We hadn’t seen this sort of thing in VMware before. One thought was to remove the VM’s from inventory and import them back into vCenter. But what if there were something more to it? The fact that it happened on three different hosts at three different times led us to believe this wasn’t just an environmental thing. We decided to place the hosts in maintenance mode and reboot them, after which the VM’s returned to normal operation.
VMware found identical issues on all three hosts.
2014-07-22T13:07:17.211Z cpu16:33706)HBX: 2692: Waiting for timed out [HB state abcdef02 offset 4087808 gen 201 stampUS 330309104827 uuid 53c95722-895ca497-ff59-00215a9b0500 jrnl drv 14.60] on vol 'SAN_Datastore1' 2014-07-22T13:07:21.682Z cpu4:1158818)WARNING: lpfc: lpfc_abort_handler:2989: 1:(0):0748 abort handler timed out waiting for aborting I/O xri x4c5 to complete: ret xbad0001, cmd x88, tgt_id x1, lun_id x0 2014-07-22T13:07:21.683Z cpu24:1271247)WARNING: lpfc: lpfc_abort_handler:2989: 1:(0):0748 abort handler timed out waiting for aborting I/O xri x513 to complete: ret xbad0001, cmd x88, tgt_id x1, lun_id x0
Support recommended we downgrade the LPFC (Emulex OneConnect OCe11100 HBA) driver from 10.2.216.7 to 10.0.727.44. If you’ve followed our saga, you might recall VMware recommended version 10.2.216.7 in PSOD Blues Part 2. Apparently we had been misinformed. Nice!

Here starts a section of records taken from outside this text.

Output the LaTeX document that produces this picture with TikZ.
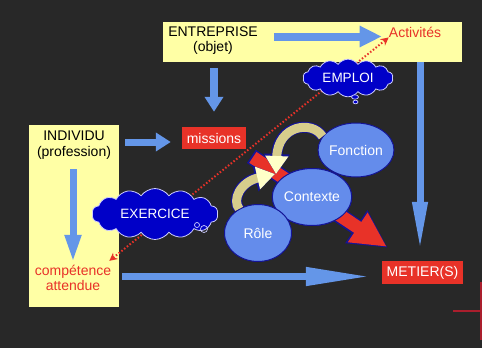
\documentclass[tikz,border=0pt]{standalone}
\usepackage{fontspec}
\setmainfont{Liberation Sans}
\usetikzlibrary{arrows.meta,shapes.symbols,shapes.geometric,positioning,calc}

\definecolor{fond}{RGB}{40,40,40}
\definecolor{jaune}{RGB}{255,255,165}
\definecolor{bleu}{RGB}{100,150,232}
\definecolor{rouge}{RGB}{232,50,40}
\definecolor{nuage}{RGB}{0,0,200}
\definecolor{rond}{RGB}{100,140,235}
\definecolor{bord}{RGB}{20,20,150}
\definecolor{kaki}{RGB}{215,205,140}
\definecolor{pale}{RGB}{255,255,200}
\definecolor{rougefonce}{RGB}{170,30,45}

\tikzset{
  texte/.style={inner sep=0pt, align=center},
  jboite/.style={fill=jaune, inner sep=0pt},
  etiq/.style={fill=rouge, text=white, inner sep=0pt},
  bulle/.style={cloud, cloud puffs=14, cloud puff arc=110, aspect=2.4, fill=nuage,
    draw=white!80!blue, line width=0.8pt, text=white, inner sep=0pt,
    font=\fontsize{13.5}{15}\selectfont},
  rondo/.style={ellipse, fill=rond, draw=bord, line width=1pt, text=white, inner sep=0pt},
  fleche/.style={draw=bleu, line width=#1},
  courbe/.style={kaki, line width=9pt, -{Triangle[width=22pt,length=18pt,fill=pale,color=pale]},
    preaction={draw=bord, line width=11pt, -{Triangle[width=25pt,length=20pt]}}}
}

\begin{document}
\begin{tikzpicture}[x=1pt,y=-1pt,font=\fontsize{14}{15.5}\selectfont]
  \fill[fond] (0,0) rectangle (482,348);
  \useasboundingbox (0,0) rectangle (482,348);

  % boites jaunes
  \node[jboite, minimum width=299pt, minimum height=40pt] (entbox) at (312.5,42) {};
  \node[jboite, minimum width=90pt, minimum height=182pt] (indbox) at (74,216) {};

  \node[texte] (entreprise) at (213,40.5) {ENTREPRISE\\(objet)};
  \node[texte, text=rouge] (activites) at (415,32) {Activités};
  \node[texte] (individu) at (74,145) {INDIVIDU\\(profession)};
  \node[texte, text=rouge] (competence) at (73,278) {compétence\\attendue};

  \node[etiq, minimum width=64pt, minimum height=22pt] (missions) at (214,138) {missions};
  \node[etiq, minimum width=81pt, minimum height=23pt] (metier) at (422.5,272.5) {METIER(S)};

  % pointilles
  \draw[rouge, line width=2pt, dash pattern=on 1.5pt off 2pt, {Stealth[length=8pt,width=8pt]}-{Stealth[length=8pt,width=8pt]}]
    ([shift={(-2pt,4pt)}]competence.north east) -- (activites.south west);

  % fleches bleues
  \draw[fleche=8pt, -{Triangle[width=20pt,length=22pt]}]
    ([xshift=16pt,yshift=4pt]entreprise.east) -- ([xshift=-7pt,yshift=4pt]entreprise.east -| activites.west);
  \draw[fleche=8pt, -{Triangle[width=18pt,length=15pt]}]
    ([yshift=-6pt]entbox.south -| missions) -- ([yshift=15pt]missions.north);
  \draw[fleche=7pt, -{Triangle[width=18pt,length=15pt]}]
    ([xshift=6pt,yshift=-4pt]indbox.east |- missions.west) -- ([xshift=-11pt,yshift=-4pt]missions.west);
  \draw[fleche=7pt, -{Triangle[width=15pt,length=28pt]}]
    ([yshift=-10pt]individu.south -| competence) -- ([yshift=2pt]competence.north);
  \draw[fleche=7pt, -{Triangle[width=14pt,length=50pt]}]
    ([xshift=-2.5pt]entbox.south -| metier) -- ([xshift=-2.5pt,yshift=9pt]metier.north);
  \draw[fleche=7.5pt, -{Triangle[width=17pt,length=66pt]}]
    ([xshift=3pt,yshift=-4pt]indbox.east |- metier.west) -- ([xshift=-10pt,yshift=-4pt]metier.west);

  % nuages
  \node[bulle, minimum width=90pt, minimum height=34pt] (emploi) at (348,78) {EMPLOI};
  \draw[fill=nuage, draw=white!80!blue, line width=0.7pt] (355,97) ellipse (3.5pt and 2.2pt);
  \draw[fill=nuage, draw=white!80!blue, line width=0.7pt] (355.5,102) ellipse (2.5pt and 1.8pt);
  \node[bulle, minimum width=126pt, minimum height=46pt] (exercice) at (155,214) {EXERCICE};
  \draw[draw=white!80!blue, line width=0.7pt] (197,225) circle (2.5pt);
  \draw[draw=white!80!blue, line width=0.7pt] (204,229) circle (3.5pt);

  % fleche rouge
  \node[rondo, minimum width=69pt, minimum height=57pt] (contexte) at (312,197) {Contexte};
  \coordinate (pointe) at ([shift={(6pt,13pt)}]metier.north west);
  \draw[bord, line width=16pt, -{Triangle[width=37pt,length=38pt]}]
    ($(pointe)!1.8!(contexte)$) -- (pointe);
  \draw[rouge, line width=13pt, -{Triangle[width=33pt,length=35pt]}]
    ($(pointe)!1.78!(contexte)$) -- ([shift={(-1pt,1pt)}]pointe);

  % ronds
  \node[rondo, minimum width=68pt, minimum height=54pt] (fonction) at (356,150) {Fonction};
  \node[rondo, minimum width=69pt, minimum height=57pt] at (312,197) {Contexte};
  \node[rondo, minimum width=67pt, minimum height=57pt] (role) at (258,233) {Rôle};

  % fleches courbes
  \draw[courbe] (fonction.158) .. controls (312,120) and (278,125) .. (276,174);
  \draw[courbe] (role.128) .. controls (232,200) and (240,182) .. (275,174);

  % reste en bas a droite
  \draw[rougefonce, line width=1.5pt] (481,282) -- (481,340);
  \draw[rougefonce, line width=1.5pt] (453,311) -- (482,311);
\end{tikzpicture}
\end{document}
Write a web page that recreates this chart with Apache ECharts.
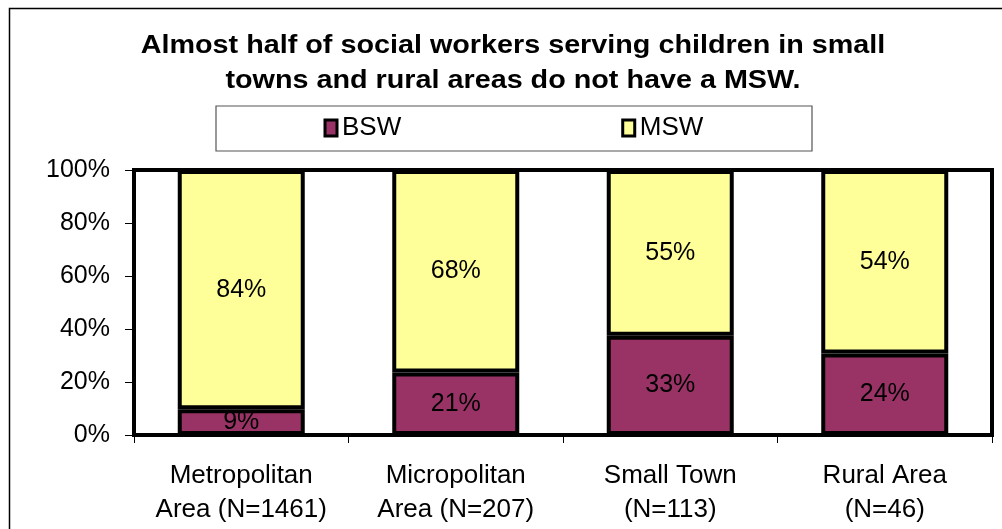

Meanwhile one of our vendor’s engineers mentioned he had seen similar anomalies with other customers. There was just something about running the ESXi HP build on Gen 8 hardware that caused frequent PSOD’s and even inaccessible VM’s. His recommendation was to run the “generic” VMware ESXi build as he had seen no issues after dozens of implementations with Gen 8 servers. All of this seemed to make perfect sense. My co-worker and I had never seen any instability at our previous jobs and neither of us had run vendor builds. Within a week and a half we had rebuilt every one of our hosts without any downtime (isn’t Virtualization great?). The only change I made was to downgrade the bundled HPSA driver from 5.5.0.58 to 5.5.0.50 as described in PSOD Blues Part 1.
It’s been just over a week since rebuilding our hosts and so far things have been stable. I’ll give an update here in a few weeks on how things are going.
Hey Matt, which firmware version do you have loaded on your Emulex cards? I’ve seen similar issues crop up recently on my G8 blades. Support is suggesting I bump mine up to 4.9.416.4 (from 4.9.416.0) to potentially correct the issue, but it seems like it’s primarily to fix the Emulex VMQ issue under Windows 2012 R2, so I’m not convinced at the moment.
Hey Joshua,
Who told you to upgrade to 4.9.416.4? VMware or HP? I’m curious because 4.9.416.0 is the latest firmware available on HP’s site. VMware told us we should be on 10.0.769.0 which I believe is the Emulex version number and not the HP version. Besides, Emulex removed this firmware version from their site because of known issues. HP told us to upgrade to 4.9.416.0 (we were on 4.6.247.5) and we just finished upgrading our hosts this week. It’s not reassuring to hear that you’re on 4.9.416.0 and still seeing these issues. What model blades are you using? We have BL460c’s with 554FLB adapters.
Thanks for the input!
Matt
The suggestion came from HP support. VMware confirmed that they knew about the issue, but had redirected me to HP and wouldn’t make any recommendations. I’ve been running 4.9.416.0 on my BL660c’s since around May, which use the same 554FLB CNAs as yours. I’m fairly certain we saw the same issues on 4.9.311.20/25 previously as well, but it wasn’t fully investigated at the time as it was a fairly rare occurrence.
I’ve only really seen the issue on one of my clusters, but it’s the most I/O heavy of them.
Hey Matt, send me an email so we can discuss more details of this issue.
Thanks
-Joshua
Interesting to see someone else having an issue with lpfc_abort_handlers and the emulex / HP combination. We have been chasing an issue for months with VMware / HP / IBM regarding inaccessible datastores that appear to revolve around these lpfc_abort_handler messages. To this point noone has suggested a solution to us.
We are running within the HP recipe for our Virtual Connect / OA version (4.2 / 4.21 respectively). Which leaves us with our 55FLB running with 4.9.416.0 / 10.0.725.203 for firmware / driver (all HP branded.)
For us the issue appears most often during any sort of SAN maintenance or storage performance issues. We encounter the error randomly on our FCoE connected hosts and if we are not quick to act we will eventually lose hostd on the host which requires us to power off VMs and reboot the host.
I dont suppose you have any vendor details you could share, as this issue is causing some serious grief!
Hi Jason!
Joshua, who posted above, sent me this Emulex KB which basically states that in some situations two consecutive I/Os can be sent to the same WQ index resulting in one of them being dropped. I was still seeing these errors in Log Insight on one of my hosts and as soon as I upgraded to the 10.2.340.18 driver the issue went away and I haven’t seen it since.
Hope this helps!
Hey Jason, you can find this driver update on the HP site (as of a few days ago) and the VMware site since about mid-August.
I’ve been running it for about three weeks on all of my blades with no issues as well.
FYI, the HP recipe for September has VC 4.30 with Emulex firmware 10.2.340.19 (but use the updated driver and not what’s listed in the recipe).
Cheers
-Joshua